Data for this exercise:
>> START
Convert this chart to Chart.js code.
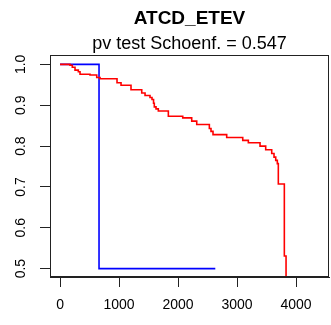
<!DOCTYPE html>
<html>
<head>
<meta charset="utf-8">
<title>ATCD_ETEV</title>
<script src="https://cdn.jsdelivr.net/npm/chart.js@4.4.1/dist/chart.umd.min.js"></script>
<style>
  html, body { margin: 0; padding: 0; background: #fff; }
  canvas { display: block; }
</style>
</head>
<body>
<canvas id="chartCanvas" width="331" height="325"></canvas>
<script>
"use strict";

// Kaplan-Meier steps: time of each drop and survival right after it
const redTimes = [0, 169, 208, 254, 310, 339, 508, 622, 678, 966, 1034, 1203, 1385, 1441, 1525, 1559,
    1585, 1598, 1627, 1666, 1836, 2080, 2232, 2317, 2531, 2559, 2593, 2825, 3097, 3192, 3390,
    3486, 3588, 3627, 3656, 3683, 3700, 3802, 3831];
const redSurv = [1.0, 0.998, 0.993, 0.986, 0.982, 0.976, 0.974, 0.968, 0.965, 0.955, 0.949, 0.938, 0.930, 0.924, 0.919, 0.914,
    0.905, 0.896, 0.891, 0.886, 0.873, 0.869, 0.861, 0.853, 0.843, 0.836, 0.828, 0.821, 0.814, 0.808, 0.800,
    0.791, 0.782, 0.773, 0.765, 0.757, 0.707, 0.531, 0.0];

const blueTimes = [0, 661, 2632];
const blueSurv = [1.0, 0.5, 0.5];

const xTicks = [0, 1000, 2000, 3000, 4000];
const yTicks = [0.5, 0.6, 0.7, 0.8, 0.9, 1.0];

const toPoints = (xs, ys) => xs.map((x, i) => ({ x: x, y: ys[i] }));

// plot frame like base graphics box()
const boxPlugin = {
    id: 'box',
    afterDraw(chart) {
        const a = chart.chartArea;
        const c = chart.ctx;
        c.save();
        c.strokeStyle = '#222';
        c.lineWidth = 1;
        c.strokeRect(Math.round(a.left) + 0.5, Math.round(a.top) + 0.5,
            Math.round(a.right - a.left) - 1, Math.round(a.bottom - a.top) - 1);
        c.restore();
    }
};

const ctx = document.getElementById('chartCanvas');

new Chart(ctx, {
    type: 'line',
    data: {
        datasets: [{
            data: toPoints(redTimes, redSurv),
            borderColor: '#ff0000',
            borderWidth: 1.6,
            stepped: true,
            pointRadius: 0,
            fill: false
        }, {
            data: toPoints(blueTimes, blueSurv),
            borderColor: '#0000ff',
            borderWidth: 1.6,
            stepped: true,
            pointRadius: 0,
            fill: false
        }]
    },
    options: {
        responsive: false,
        animation: false,
        layout: { padding: { right: 2 } },
        font: { family: "'Liberation Sans', Arial, sans-serif" },
        plugins: {
            legend: { display: false },
            tooltip: { enabled: false },
            title: {
                display: true,
                text: 'ATCD_ETEV',
                fullSize: false,
                color: '#000',
                font: { family: "'Liberation Sans', Arial, sans-serif", size: 19, weight: 'bold' },
                padding: { top: 7, bottom: 0 }
            },
            subtitle: {
                display: true,
                text: 'pv test Schoenf. = 0.547',
                fullSize: false,
                color: '#000',
                font: { family: "'Liberation Sans', Arial, sans-serif", size: 18 },
                padding: { top: 3, bottom: 1 }
            }
        },
        scales: {
            x: {
                type: 'linear',
                min: -170,
                max: 4559,
                afterBuildTicks: (s) => { s.ticks = xTicks.map(v => ({ value: v })); },
                afterFit: (s) => { s.height = 48; },
                grid: { drawOnChartArea: false, drawTicks: true, tickLength: 10, color: '#222' },
                border: { display: true, color: '#222' },
                ticks: {
                    color: '#000',
                    padding: 10,
                    maxRotation: 0,
                    callback: (v) => String(v),
                    font: { family: "'Liberation Sans', Arial, sans-serif", size: 14 }
                }
            },
            y: {
                type: 'linear',
                min: 0.4795,
                max: 1.022,
                afterBuildTicks: (s) => { s.ticks = yTicks.map(v => ({ value: v })); },
                afterFit: (s) => { s.width = 50; },
                grid: { drawOnChartArea: false, drawTicks: true, tickLength: 10, color: '#222' },
                border: { display: true, color: '#222' },
                ticks: {
                    color: '#000',
                    padding: 9,
                    crossAlign: 'center',
                    minRotation: 90,
                    maxRotation: 90,
                    callback: (v) => v.toFixed(1),
                    font: { family: "'Liberation Sans', Arial, sans-serif", size: 14 }
                }
            }
        }
    },
    plugins: [boxPlugin]
});
</script>
</body>
</html>
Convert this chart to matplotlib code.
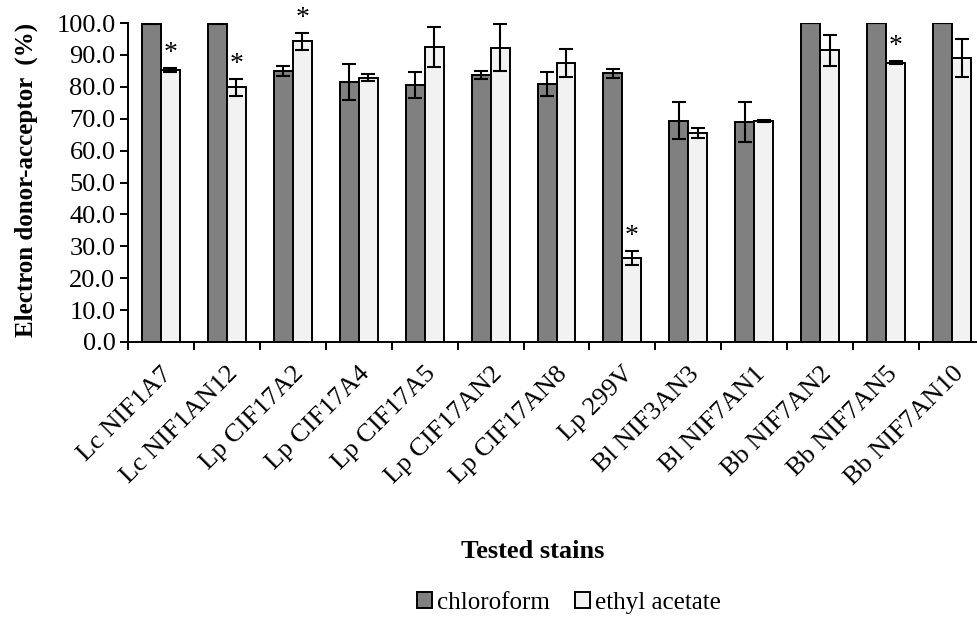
import matplotlib
matplotlib.use("Agg")
import matplotlib.pyplot as plt
import numpy as np

categories = ["Lc NIF1A7", "Lc NIF1AN12", "Lp CIF17A2", "Lp CIF17A4", "Lp CIF17A5",
              "Lp CIF17AN2", "Lp CIF17AN8", "Lp 299V", "Bl NIF3AN3", "Bl NIF7AN1",
              "Bb NIF7AN2", "Bb NIF7AN5", "Bb NIF7AN10"]
chloroform = [99.7, 99.7, 84.9, 81.4, 80.6, 83.7, 80.9, 84.2, 69.4, 68.9, 99.9, 100.0, 100.0]
chloroform_err = [0.0, 0.0, 1.5, 5.6, 4.1, 1.3, 3.8, 1.3, 5.8, 6.2, 0.0, 0.0, 0.0]
ethyl = [85.3, 79.8, 94.3, 82.9, 92.4, 92.2, 87.5, 26.4, 65.6, 69.3, 91.4, 87.6, 89.0]
ethyl_err = [0.6, 2.7, 2.7, 1.1, 6.2, 7.4, 4.5, 2.2, 1.5, 0.3, 4.8, 0.6, 6.0]
significant = [True, True, True, False, False, False, False, True, False, False, False, True, False]
yticks = np.arange(0, 101, 10)

plt.rcParams['font.family'] = ['Liberation Serif', 'DejaVu Serif']

fig = plt.figure(figsize=(9.78, 6.26), dpi=100)
ax = fig.add_axes([128/978, 284/626, 857/978, 319/626])

x = np.arange(len(categories))
w = 0.288
ekw = dict(elinewidth=1.5, capthick=1.5, ecolor='black')
ax.bar(x - w/2, chloroform, w, yerr=chloroform_err, color='#808080', edgecolor='black',
       linewidth=1.4, capsize=5, error_kw=ekw, label='chloroform')
ax.bar(x + w/2, ethyl, w, yerr=ethyl_err, color='#f2f2f2', edgecolor='black',
       linewidth=1.4, capsize=5, error_kw=ekw, label='ethyl acetate')

for i, s in enumerate(significant):
    if s:
        ax.text(x[i] + w/2, ethyl[i] + ethyl_err[i] + 0.5, '*', ha='center', va='bottom',
                fontsize=20)

ax.set_xlim(-0.5, len(categories) - 0.5)
ax.set_ylim(0, 100)
ax.set_yticks(yticks)
ax.set_yticklabels([f"{v:.1f}" for v in yticks], fontsize=19)
ax.set_xticks(x)
ax.set_xticklabels(categories, rotation=45, ha='right', rotation_mode='anchor', fontsize=19)
ax.tick_params(axis='x', length=0, pad=15)
ax.set_xticks(np.arange(-0.5, len(categories), 1), minor=True)
ax.tick_params(axis='x', which='minor', length=6, width=1.4, direction='out')
ax.tick_params(axis='y', length=6, width=1.4, direction='out', pad=3)
for sp in ['top', 'right']:
    ax.spines[sp].set_visible(False)
for sp in ['left', 'bottom']:
    ax.spines[sp].set_linewidth(1.4)

fig.text(26/978, 1 - 180/626, 'Electron donor-acceptor  (%)', rotation=90, ha='center',
         va='center', fontsize=18, fontweight='bold')
fig.text(533/978, 1 - 552/626, 'Tested stains', ha='center', va='center', fontsize=19,
         fontweight='bold')

handles, labels = ax.get_legend_handles_labels()
fig.legend(handles, labels, loc='center', bbox_to_anchor=(569/978, 1 - 603/626), ncol=2,
           frameon=False, fontsize=18, handlelength=0.6, handleheight=0.6,
           handletextpad=0.2, columnspacing=1.0)

fig.savefig('out.png', dpi=100)
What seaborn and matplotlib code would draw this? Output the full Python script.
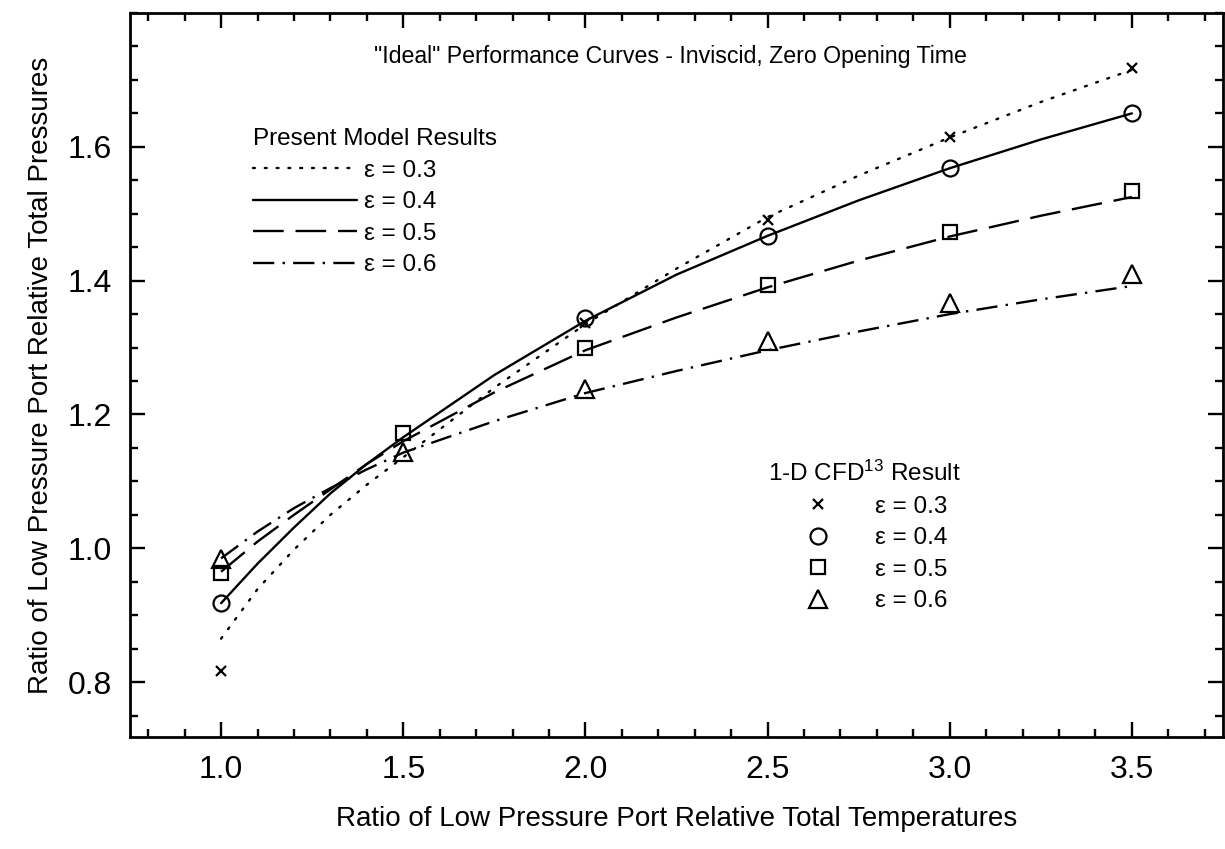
>> END
Request:
With the pictures left out, restate word for word every line of the data above, from the first down to the line that contains "const toPoints = (xs, ys)".

Solution:
Convert this chart to Chart.js code.
<!DOCTYPE html>
<html>
<head>
<meta charset="utf-8">
<title>ATCD_ETEV</title>
<script src="https://cdn.jsdelivr.net/npm/chart.js@4.4.1/dist/chart.umd.min.js"></script>
<style>
  html, body { margin: 0; padding: 0; background: #fff; }
  canvas { display: block; }
</style>
</head>
<body>
<canvas id="chartCanvas" width="331" height="325"></canvas>
<script>
"use strict";

// Kaplan-Meier steps: time of each drop and survival right after it
const redTimes = [0, 169, 208, 254, 310, 339, 508, 622, 678, 966, 1034, 1203, 1385, 1441, 1525, 1559,
    1585, 1598, 1627, 1666, 1836, 2080, 2232, 2317, 2531, 2559, 2593, 2825, 3097, 3192, 3390,
    3486, 3588, 3627, 3656, 3683, 3700, 3802, 3831];
const redSurv = [1.0, 0.998, 0.993, 0.986, 0.982, 0.976, 0.974, 0.968, 0.965, 0.955, 0.949, 0.938, 0.930, 0.924, 0.919, 0.914,
    0.905, 0.896, 0.891, 0.886, 0.873, 0.869, 0.861, 0.853, 0.843, 0.836, 0.828, 0.821, 0.814, 0.808, 0.800,
    0.791, 0.782, 0.773, 0.765, 0.757, 0.707, 0.531, 0.0];

const blueTimes = [0, 661, 2632];
const blueSurv = [1.0, 0.5, 0.5];

const xTicks = [0, 1000, 2000, 3000, 4000];
const yTicks = [0.5, 0.6, 0.7, 0.8, 0.9, 1.0];

const toPoints = (xs, ys) => xs.map((x, i) => ({ x: x, y: ys[i] }));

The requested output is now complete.